Day 10 (of SOL 2025) Summer of Learning… Dear Dr  @chrkennedy  

Day 10 (of SOL 2025) Summer of Learning… Dear Dr  @chrkennedy  

In his annual year end blog, Chris had some good questions… here is question 

10. Are we brave enough to stop doing things just because we have always done them?  Admittedly Many of us are, some better than others… but the system (and people who did well with the system) doesn’t always like this. But here are ten considerations for this 10th question:

  1. Value individualization over standardization (question who are the people that came up with the ‘standardized’ stuff – the tests… reading levels… etc’) does the framework from this experiment of schooling that was once über valued, still have relevance and meaning, or should we focus more on the street data that lies in front of us?
  2. Change dates of school – for example flex Easter Friday/good Monday to be ‘off’ on other religious/seasonal observances. Later start times too?
  3. Get rid of summer break and spread it to a more realistic year round model
  4. Schools open on weekends (and evenings) to better connect with families whose work schedules don’t link up with 9-3 Mon-Fri  – okay peek into my 365 day school concept: Teacher cohort 1: Sept Oct Nov; Jan, Feb, Mar; May, June, July.   Teacher cohort 2: Nov, Dec, Jan; March, April, May; July, August, September.   Teacher cohort 3: Saturday/Sunday.  (Cohort 4: evenings. 3-9pm)
  5. Canadian food program for students (except for PEI, Canada remains the lone G7 nation without a food program for students – and while money is being directed this way, please be mindful that the vast majority of school buildings in BC are not built with a cafeteria as part of the building – so that’s a huge expense to consider)
  6. No more bells (include later start times based on science exploring neurological processing) ooh – the Finnish 45:15 model!!
  7. More co-creating learning journeys (let’s give more credits for life-learnings than from reading and responding to textbooks) 
  8. Why are groups made up by birth year rather than readiness, interest or need (and no – this does not mean platoon math classes – heterogeneous ability grouping are vital when exploring subjects)
  9. Change the mindset of homework – it reinforces inequity and burns out/stresses learners – make it so that kids “can” (get to) continue learning at home, but don’t have to (especially when work and family responsibilities take precedence)
  10. Stop reducing libraries – we need more librarians (more on this later) Not sure if its a correlation or causation (or something else) but as I note people complaining about student reading scores – I also note the decrease in librarian time (and no, not for providing prep for classroom teachers); I propose that each school have a full time librarian and THEN another based on current union ratios to provide the prep/support that they currently do and a fixed amount ($100 per student per year) to buy books – comics first!!… I may have mis-spoke decades ago as a proponent of the Learning Commons concept – I always thought of it ‘as well as’ not ‘instead of’ traditional librarian work…but this is a bigger blog proposal for another month!

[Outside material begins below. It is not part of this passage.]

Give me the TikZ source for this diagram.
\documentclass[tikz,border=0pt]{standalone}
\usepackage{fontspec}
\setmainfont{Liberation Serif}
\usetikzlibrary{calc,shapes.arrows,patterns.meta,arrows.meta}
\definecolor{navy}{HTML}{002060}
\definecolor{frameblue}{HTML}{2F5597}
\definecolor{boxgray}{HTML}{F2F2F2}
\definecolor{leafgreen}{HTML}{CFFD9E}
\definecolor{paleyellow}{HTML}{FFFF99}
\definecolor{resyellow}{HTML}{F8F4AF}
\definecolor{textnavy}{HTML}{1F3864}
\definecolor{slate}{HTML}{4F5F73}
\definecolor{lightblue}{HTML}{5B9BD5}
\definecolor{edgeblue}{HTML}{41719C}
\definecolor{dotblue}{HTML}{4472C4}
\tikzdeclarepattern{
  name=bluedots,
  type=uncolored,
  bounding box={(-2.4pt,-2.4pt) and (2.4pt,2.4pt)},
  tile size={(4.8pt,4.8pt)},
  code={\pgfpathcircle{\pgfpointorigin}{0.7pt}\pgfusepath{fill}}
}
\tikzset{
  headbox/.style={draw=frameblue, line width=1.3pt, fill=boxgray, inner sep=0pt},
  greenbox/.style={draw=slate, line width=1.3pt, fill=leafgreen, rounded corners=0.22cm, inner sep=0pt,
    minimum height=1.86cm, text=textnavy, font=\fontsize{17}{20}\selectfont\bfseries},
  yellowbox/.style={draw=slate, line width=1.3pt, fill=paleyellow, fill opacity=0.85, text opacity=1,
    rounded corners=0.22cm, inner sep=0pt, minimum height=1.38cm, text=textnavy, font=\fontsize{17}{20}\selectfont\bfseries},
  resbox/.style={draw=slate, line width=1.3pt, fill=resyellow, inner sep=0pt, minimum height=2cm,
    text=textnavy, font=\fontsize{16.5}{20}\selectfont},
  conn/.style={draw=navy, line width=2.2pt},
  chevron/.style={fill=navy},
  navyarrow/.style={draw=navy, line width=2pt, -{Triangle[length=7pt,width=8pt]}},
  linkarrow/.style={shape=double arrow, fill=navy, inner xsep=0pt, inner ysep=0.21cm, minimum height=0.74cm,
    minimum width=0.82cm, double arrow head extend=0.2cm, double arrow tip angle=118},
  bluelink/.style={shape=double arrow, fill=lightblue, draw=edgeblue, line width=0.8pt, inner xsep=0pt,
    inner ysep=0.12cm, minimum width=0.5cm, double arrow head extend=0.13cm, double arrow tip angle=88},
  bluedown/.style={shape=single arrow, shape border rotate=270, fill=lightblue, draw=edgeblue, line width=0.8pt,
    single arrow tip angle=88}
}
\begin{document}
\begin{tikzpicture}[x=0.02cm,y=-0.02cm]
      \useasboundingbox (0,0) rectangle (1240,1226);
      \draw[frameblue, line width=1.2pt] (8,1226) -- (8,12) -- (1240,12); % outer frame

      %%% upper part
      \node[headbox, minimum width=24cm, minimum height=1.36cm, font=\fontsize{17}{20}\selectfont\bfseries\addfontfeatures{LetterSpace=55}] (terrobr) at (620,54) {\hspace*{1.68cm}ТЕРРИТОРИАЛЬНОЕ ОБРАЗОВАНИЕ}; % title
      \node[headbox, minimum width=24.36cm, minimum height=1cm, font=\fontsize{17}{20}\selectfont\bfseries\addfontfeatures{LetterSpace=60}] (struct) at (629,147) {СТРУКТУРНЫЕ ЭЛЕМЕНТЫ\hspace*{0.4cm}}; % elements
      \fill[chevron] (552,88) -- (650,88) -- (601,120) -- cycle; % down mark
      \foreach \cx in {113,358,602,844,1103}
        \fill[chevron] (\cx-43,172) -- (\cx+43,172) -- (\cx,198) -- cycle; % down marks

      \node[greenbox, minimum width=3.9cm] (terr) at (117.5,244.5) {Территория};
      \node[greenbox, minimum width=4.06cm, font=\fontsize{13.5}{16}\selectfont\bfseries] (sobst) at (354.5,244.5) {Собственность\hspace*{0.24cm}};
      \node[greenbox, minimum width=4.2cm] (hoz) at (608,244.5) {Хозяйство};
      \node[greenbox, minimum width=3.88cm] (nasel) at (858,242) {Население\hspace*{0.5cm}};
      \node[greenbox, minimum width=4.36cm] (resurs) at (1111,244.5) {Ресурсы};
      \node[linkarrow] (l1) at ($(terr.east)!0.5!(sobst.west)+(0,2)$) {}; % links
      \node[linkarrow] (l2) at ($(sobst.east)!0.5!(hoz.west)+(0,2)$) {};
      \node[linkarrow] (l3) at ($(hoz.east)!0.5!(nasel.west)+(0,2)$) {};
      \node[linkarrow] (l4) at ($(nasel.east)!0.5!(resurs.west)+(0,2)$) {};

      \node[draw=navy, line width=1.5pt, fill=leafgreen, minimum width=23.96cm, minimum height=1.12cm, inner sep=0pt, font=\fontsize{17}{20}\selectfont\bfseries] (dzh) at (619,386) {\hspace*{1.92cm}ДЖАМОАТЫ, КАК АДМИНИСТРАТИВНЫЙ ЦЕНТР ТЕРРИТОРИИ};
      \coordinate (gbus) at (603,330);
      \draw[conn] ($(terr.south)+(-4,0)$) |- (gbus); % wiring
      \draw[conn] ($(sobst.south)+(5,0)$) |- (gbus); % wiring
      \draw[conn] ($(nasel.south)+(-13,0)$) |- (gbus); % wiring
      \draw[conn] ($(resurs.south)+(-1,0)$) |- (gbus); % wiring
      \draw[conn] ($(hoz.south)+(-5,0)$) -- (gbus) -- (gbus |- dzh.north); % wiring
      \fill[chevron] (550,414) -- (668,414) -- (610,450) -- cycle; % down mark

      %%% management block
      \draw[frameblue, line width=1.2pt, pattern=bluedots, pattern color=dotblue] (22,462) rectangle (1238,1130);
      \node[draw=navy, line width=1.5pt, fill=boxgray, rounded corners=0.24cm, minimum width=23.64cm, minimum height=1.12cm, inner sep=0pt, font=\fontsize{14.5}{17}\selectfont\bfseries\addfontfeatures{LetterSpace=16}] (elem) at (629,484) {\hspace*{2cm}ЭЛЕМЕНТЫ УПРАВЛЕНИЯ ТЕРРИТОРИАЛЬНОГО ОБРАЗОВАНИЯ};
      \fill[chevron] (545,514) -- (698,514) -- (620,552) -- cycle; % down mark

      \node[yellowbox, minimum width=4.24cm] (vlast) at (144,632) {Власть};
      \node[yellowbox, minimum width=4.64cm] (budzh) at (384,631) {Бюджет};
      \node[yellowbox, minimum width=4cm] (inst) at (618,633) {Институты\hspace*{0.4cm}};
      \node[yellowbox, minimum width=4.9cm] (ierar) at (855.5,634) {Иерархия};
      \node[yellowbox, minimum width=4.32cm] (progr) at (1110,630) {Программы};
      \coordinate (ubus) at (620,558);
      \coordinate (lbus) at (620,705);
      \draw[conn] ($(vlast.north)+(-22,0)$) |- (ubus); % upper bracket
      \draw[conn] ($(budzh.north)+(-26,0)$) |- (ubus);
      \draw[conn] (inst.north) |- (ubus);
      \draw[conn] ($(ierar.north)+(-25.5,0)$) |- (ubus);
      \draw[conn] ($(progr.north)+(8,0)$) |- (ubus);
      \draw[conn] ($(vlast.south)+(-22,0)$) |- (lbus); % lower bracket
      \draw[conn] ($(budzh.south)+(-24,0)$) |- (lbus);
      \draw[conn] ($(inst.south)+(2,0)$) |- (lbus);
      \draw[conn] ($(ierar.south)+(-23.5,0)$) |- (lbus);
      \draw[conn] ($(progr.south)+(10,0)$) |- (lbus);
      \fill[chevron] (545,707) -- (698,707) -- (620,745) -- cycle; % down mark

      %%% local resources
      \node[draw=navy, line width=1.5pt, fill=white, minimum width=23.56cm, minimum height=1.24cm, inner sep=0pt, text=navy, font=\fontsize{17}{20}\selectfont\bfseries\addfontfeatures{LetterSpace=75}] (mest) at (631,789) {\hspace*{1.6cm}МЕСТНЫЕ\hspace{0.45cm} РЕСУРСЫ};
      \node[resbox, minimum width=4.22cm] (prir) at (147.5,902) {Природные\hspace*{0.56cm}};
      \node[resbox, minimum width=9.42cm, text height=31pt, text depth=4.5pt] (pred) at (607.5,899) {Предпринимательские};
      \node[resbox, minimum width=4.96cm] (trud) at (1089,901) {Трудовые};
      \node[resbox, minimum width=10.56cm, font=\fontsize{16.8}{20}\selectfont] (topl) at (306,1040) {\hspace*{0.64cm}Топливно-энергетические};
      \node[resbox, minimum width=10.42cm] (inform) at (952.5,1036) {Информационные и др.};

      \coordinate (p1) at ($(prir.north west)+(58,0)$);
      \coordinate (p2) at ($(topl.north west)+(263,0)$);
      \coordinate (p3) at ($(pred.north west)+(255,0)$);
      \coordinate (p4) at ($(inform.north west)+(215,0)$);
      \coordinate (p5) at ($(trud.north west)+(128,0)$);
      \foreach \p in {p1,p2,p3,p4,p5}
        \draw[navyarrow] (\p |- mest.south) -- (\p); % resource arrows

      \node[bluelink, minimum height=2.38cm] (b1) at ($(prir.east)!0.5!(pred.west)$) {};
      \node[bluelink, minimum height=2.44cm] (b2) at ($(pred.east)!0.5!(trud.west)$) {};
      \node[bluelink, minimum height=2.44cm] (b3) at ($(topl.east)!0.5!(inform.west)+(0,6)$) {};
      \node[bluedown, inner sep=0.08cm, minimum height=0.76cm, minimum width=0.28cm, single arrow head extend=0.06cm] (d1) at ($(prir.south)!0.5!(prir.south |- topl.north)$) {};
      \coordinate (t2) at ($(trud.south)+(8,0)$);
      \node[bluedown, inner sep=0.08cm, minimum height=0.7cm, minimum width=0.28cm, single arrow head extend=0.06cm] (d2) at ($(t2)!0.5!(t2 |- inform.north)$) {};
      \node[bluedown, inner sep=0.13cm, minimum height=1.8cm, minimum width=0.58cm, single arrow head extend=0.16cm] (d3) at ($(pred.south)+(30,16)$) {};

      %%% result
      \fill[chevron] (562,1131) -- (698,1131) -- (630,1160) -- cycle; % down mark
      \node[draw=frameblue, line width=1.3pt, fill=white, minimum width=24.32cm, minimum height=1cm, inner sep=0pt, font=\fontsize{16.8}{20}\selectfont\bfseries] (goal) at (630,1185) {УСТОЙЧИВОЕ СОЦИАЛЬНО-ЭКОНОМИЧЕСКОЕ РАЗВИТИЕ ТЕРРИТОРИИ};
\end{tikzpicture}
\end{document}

The answer? We must be. If we want to build an education system that truly reflects our values and our students’ futures, we need to stop clinging to outdated habits.

💡 What if instead…
We reimagined schools as welcoming, year-round learning hubs with flexible scheduling, rich learning journeys, full-time librarians, evening/weekend access, and a shift from compliance to curiosity?

🚀 Brave education isn’t just about doing more. It’s about stopping what no longer serves us.